>> Start Data lines

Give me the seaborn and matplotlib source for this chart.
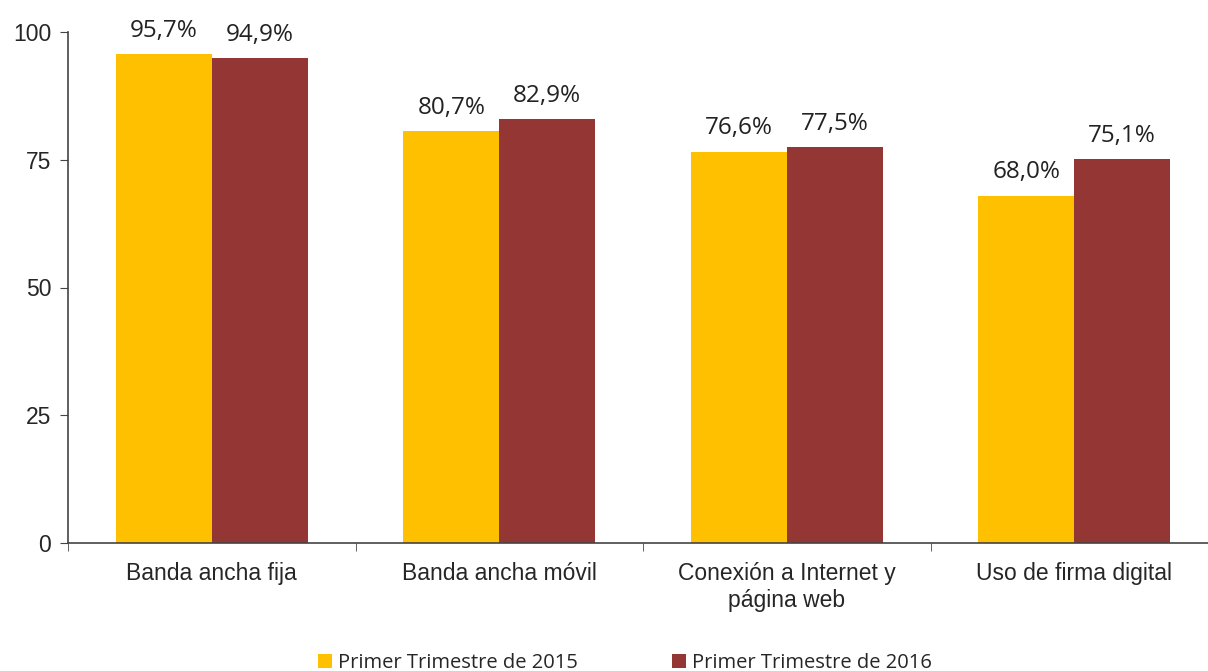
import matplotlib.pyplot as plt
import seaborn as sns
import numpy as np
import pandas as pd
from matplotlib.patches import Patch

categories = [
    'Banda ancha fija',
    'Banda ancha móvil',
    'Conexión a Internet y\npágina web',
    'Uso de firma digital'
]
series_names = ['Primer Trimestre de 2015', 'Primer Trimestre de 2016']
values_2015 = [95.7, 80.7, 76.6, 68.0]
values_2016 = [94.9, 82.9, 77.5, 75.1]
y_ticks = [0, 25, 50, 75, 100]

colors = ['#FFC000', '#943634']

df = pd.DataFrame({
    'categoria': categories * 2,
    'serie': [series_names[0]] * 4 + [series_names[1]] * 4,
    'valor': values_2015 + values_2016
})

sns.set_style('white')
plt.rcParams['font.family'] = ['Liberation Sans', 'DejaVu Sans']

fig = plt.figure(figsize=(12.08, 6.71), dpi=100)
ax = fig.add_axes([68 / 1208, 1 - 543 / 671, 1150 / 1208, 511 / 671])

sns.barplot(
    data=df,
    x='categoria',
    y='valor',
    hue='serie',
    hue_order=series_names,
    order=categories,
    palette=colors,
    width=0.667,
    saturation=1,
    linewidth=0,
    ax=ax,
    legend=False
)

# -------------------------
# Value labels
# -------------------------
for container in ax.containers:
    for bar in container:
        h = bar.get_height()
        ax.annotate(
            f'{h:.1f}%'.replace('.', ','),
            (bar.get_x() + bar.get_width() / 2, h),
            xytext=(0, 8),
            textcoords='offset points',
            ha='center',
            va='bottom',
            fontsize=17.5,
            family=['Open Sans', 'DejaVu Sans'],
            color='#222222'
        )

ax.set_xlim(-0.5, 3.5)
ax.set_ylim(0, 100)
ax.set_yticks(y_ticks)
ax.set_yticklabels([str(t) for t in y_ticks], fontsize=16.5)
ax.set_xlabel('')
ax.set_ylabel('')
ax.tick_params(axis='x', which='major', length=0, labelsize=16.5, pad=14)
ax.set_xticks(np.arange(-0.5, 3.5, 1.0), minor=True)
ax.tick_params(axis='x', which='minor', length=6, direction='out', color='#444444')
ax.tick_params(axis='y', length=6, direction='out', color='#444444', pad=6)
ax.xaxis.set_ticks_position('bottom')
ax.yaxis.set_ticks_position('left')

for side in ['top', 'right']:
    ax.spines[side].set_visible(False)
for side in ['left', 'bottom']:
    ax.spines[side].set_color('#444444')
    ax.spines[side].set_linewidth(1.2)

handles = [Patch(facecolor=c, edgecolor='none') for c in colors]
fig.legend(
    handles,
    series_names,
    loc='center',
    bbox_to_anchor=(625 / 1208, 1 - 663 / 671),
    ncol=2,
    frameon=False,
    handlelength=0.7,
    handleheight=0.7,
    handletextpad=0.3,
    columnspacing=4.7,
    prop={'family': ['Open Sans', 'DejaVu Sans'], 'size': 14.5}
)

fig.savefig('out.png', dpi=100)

>> End Data lines

■ **Description of the task**: Give again, word for word, every line from the top of the data through the line with "from matplotlib.patches import Patch", both ends included, and exclude the pictures.

■ **Result**:
Give me the seaborn and matplotlib source for this chart.
import matplotlib.pyplot as plt
import seaborn as sns
import numpy as np
import pandas as pd
from matplotlib.patches import Patch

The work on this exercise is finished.